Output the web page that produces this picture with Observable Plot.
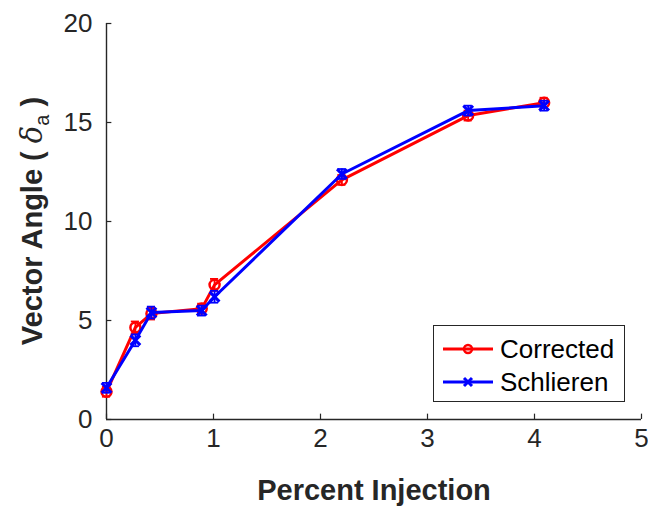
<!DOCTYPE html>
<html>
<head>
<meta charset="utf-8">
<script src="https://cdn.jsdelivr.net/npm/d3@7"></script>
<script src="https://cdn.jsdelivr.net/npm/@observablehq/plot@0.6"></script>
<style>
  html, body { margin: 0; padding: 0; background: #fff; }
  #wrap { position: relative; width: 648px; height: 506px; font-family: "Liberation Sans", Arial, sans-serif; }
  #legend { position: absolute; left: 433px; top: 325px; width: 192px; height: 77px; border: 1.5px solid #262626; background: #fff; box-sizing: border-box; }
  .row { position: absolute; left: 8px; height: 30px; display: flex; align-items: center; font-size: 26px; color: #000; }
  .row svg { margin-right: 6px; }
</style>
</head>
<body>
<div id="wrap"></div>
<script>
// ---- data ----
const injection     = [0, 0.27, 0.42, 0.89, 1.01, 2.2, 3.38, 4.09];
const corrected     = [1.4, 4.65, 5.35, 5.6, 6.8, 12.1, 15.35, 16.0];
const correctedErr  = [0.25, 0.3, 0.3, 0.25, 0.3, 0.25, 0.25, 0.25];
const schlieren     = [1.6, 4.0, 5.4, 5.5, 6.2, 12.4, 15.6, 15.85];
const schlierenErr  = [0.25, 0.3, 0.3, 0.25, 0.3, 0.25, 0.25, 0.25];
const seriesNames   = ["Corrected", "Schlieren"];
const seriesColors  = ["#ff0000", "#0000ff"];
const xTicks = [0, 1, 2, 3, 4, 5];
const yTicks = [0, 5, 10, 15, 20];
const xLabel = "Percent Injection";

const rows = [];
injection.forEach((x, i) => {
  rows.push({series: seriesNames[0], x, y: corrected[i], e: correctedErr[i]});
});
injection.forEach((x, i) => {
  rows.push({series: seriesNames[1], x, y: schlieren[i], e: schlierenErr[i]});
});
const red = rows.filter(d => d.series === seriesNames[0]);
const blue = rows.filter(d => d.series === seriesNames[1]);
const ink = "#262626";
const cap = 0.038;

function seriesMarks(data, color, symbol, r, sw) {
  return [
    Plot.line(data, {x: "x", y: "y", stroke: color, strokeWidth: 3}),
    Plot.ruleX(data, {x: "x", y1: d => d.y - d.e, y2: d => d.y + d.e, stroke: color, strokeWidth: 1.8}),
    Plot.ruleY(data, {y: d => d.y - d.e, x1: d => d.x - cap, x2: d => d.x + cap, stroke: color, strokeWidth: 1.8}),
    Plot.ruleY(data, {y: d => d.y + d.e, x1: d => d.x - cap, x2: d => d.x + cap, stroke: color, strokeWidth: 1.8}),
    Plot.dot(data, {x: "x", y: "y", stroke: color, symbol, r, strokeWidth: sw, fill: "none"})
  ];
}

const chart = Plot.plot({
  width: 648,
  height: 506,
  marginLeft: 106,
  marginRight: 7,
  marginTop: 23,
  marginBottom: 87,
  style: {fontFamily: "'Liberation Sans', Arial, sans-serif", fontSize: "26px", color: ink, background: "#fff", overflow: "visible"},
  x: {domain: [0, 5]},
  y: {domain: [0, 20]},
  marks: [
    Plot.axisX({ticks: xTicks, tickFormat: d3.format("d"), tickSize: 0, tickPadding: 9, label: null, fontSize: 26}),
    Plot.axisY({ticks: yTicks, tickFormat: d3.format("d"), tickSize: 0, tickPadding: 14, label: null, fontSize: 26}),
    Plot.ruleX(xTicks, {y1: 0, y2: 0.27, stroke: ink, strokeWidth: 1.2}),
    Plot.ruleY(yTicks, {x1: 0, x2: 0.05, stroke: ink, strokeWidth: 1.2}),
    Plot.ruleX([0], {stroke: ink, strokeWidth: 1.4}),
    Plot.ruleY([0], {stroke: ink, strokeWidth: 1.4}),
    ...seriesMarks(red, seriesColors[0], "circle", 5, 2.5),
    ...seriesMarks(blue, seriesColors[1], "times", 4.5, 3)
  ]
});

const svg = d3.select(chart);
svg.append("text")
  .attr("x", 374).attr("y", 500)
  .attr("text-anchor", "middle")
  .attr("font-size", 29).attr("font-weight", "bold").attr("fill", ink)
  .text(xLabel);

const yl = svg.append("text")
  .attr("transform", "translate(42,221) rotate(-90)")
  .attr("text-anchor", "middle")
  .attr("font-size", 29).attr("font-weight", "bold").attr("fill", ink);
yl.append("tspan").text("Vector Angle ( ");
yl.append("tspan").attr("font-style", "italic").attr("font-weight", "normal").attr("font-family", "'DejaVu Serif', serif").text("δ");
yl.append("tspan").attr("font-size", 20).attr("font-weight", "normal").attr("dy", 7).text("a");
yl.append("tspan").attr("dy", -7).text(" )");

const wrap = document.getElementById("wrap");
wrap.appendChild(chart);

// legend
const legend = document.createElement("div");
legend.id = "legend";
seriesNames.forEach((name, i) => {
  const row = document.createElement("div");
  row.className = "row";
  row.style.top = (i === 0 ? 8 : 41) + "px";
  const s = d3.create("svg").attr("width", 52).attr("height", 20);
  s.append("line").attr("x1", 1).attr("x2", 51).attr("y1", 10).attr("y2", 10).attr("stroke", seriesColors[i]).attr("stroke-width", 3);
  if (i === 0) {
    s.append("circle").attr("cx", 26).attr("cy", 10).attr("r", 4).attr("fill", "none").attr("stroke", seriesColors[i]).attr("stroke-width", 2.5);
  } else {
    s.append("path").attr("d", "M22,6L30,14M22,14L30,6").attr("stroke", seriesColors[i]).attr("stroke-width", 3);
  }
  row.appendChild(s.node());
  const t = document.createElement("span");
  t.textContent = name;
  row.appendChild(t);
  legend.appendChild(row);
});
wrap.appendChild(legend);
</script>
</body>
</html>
------------------------
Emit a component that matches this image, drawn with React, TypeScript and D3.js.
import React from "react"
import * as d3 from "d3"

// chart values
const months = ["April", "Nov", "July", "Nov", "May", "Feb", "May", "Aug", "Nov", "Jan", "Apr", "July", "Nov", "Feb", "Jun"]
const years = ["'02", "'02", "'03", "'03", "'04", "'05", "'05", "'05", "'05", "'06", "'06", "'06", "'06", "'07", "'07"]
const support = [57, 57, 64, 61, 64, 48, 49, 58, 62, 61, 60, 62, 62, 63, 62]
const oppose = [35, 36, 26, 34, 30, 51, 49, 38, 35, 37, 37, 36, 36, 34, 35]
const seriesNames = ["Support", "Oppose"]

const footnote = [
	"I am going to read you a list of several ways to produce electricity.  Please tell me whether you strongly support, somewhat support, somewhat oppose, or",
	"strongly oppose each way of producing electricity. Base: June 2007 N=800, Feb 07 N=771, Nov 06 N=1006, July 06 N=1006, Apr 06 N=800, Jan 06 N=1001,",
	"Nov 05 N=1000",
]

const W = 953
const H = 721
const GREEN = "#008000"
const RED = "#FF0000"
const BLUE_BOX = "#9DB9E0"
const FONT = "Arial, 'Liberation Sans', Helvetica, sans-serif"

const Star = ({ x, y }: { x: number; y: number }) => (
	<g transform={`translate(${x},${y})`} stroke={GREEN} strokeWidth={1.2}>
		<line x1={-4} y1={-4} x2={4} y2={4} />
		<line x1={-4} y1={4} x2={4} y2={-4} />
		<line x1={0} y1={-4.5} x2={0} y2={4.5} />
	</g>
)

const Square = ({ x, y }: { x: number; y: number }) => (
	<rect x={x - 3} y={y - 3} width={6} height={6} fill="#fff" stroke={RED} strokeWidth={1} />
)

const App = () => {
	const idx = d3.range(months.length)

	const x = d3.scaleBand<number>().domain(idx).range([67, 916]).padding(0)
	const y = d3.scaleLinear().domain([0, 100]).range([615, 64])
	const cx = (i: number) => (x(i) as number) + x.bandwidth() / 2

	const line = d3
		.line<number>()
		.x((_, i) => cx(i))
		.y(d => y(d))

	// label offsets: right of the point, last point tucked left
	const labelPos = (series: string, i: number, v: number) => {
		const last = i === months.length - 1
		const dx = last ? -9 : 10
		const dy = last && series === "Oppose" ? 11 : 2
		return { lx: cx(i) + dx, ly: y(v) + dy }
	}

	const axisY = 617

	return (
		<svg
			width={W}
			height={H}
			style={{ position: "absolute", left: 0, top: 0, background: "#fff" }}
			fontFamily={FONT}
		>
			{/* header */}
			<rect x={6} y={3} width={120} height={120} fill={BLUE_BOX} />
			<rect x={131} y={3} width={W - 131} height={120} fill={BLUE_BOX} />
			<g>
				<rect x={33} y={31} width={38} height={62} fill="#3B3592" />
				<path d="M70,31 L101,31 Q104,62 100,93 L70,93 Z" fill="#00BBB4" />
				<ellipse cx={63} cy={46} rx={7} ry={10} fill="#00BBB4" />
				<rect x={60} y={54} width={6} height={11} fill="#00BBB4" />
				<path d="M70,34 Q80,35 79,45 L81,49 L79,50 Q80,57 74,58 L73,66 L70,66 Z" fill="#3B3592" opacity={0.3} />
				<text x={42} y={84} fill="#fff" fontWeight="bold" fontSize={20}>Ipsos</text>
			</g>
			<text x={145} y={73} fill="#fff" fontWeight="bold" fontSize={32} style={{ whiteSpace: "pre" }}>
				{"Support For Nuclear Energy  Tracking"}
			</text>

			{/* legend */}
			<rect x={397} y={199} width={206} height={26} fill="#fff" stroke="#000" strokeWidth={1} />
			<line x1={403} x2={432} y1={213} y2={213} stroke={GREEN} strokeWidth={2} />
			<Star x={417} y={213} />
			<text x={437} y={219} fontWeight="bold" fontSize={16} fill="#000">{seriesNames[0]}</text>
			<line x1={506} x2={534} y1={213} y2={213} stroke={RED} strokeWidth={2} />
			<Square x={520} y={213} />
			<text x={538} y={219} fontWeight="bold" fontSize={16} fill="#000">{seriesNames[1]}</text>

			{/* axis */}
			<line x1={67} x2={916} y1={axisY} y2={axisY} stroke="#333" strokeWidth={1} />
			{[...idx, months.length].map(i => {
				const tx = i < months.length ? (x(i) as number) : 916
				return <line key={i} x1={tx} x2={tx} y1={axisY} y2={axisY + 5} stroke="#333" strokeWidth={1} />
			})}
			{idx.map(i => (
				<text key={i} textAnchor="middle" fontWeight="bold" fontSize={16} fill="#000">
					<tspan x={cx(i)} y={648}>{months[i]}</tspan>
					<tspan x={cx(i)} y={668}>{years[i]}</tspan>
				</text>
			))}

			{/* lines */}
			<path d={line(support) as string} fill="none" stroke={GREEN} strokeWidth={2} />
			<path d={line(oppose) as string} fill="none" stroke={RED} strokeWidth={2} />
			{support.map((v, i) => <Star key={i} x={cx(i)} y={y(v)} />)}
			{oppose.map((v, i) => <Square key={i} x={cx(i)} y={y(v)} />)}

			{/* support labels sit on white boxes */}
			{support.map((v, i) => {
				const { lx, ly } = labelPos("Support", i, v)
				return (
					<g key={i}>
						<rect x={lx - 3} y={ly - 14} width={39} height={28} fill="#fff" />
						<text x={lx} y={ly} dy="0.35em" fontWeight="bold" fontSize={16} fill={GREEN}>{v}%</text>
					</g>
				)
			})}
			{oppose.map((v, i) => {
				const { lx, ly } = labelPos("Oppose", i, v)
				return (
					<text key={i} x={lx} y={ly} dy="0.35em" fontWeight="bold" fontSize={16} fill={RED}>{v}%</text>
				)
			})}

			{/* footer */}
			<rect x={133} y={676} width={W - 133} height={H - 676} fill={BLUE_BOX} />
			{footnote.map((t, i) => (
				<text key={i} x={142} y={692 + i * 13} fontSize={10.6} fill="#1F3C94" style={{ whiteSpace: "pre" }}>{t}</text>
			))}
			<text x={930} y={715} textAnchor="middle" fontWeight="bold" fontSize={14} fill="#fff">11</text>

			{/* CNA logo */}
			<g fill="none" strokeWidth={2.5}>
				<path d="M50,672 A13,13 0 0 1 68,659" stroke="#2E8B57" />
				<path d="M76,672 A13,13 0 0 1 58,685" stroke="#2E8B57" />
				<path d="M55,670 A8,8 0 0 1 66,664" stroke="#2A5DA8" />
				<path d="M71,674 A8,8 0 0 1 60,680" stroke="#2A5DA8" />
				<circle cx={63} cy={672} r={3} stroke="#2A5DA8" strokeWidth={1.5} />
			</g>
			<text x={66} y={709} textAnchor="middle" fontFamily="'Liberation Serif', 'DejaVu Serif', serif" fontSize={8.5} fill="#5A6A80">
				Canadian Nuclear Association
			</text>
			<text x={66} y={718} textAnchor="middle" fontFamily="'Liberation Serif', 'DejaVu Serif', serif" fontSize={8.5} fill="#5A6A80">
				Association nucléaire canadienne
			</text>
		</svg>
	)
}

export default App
------------------------
- **WORK TO BE COMPLETED**:
Everything above from the line with "Output the web" through the line with "const cap = 0.038;" should be retyped exactly, and nothing else; omit pictures.

- **OUTPUT OF THE EXERCISE**:
Output the web page that produces this picture with Observable Plot.
<!DOCTYPE html>
<html>
<head>
<meta charset="utf-8">
<script src="https://cdn.jsdelivr.net/npm/d3@7"></script>
<script src="https://cdn.jsdelivr.net/npm/@observablehq/plot@0.6"></script>
<style>
  html, body { margin: 0; padding: 0; background: #fff; }
  #wrap { position: relative; width: 648px; height: 506px; font-family: "Liberation Sans", Arial, sans-serif; }
  #legend { position: absolute; left: 433px; top: 325px; width: 192px; height: 77px; border: 1.5px solid #262626; background: #fff; box-sizing: border-box; }
  .row { position: absolute; left: 8px; height: 30px; display: flex; align-items: center; font-size: 26px; color: #000; }
  .row svg { margin-right: 6px; }
</style>
</head>
<body>
<div id="wrap"></div>
<script>
// ---- data ----
const injection     = [0, 0.27, 0.42, 0.89, 1.01, 2.2, 3.38, 4.09];
const corrected     = [1.4, 4.65, 5.35, 5.6, 6.8, 12.1, 15.35, 16.0];
const correctedErr  = [0.25, 0.3, 0.3, 0.25, 0.3, 0.25, 0.25, 0.25];
const schlieren     = [1.6, 4.0, 5.4, 5.5, 6.2, 12.4, 15.6, 15.85];
const schlierenErr  = [0.25, 0.3, 0.3, 0.25, 0.3, 0.25, 0.25, 0.25];
const seriesNames   = ["Corrected", "Schlieren"];
const seriesColors  = ["#ff0000", "#0000ff"];
const xTicks = [0, 1, 2, 3, 4, 5];
const yTicks = [0, 5, 10, 15, 20];
const xLabel = "Percent Injection";

const rows = [];
injection.forEach((x, i) => {
  rows.push({series: seriesNames[0], x, y: corrected[i], e: correctedErr[i]});
});
injection.forEach((x, i) => {
  rows.push({series: seriesNames[1], x, y: schlieren[i], e: schlierenErr[i]});
});
const red = rows.filter(d => d.series === seriesNames[0]);
const blue = rows.filter(d => d.series === seriesNames[1]);
const ink = "#262626";
const cap = 0.038;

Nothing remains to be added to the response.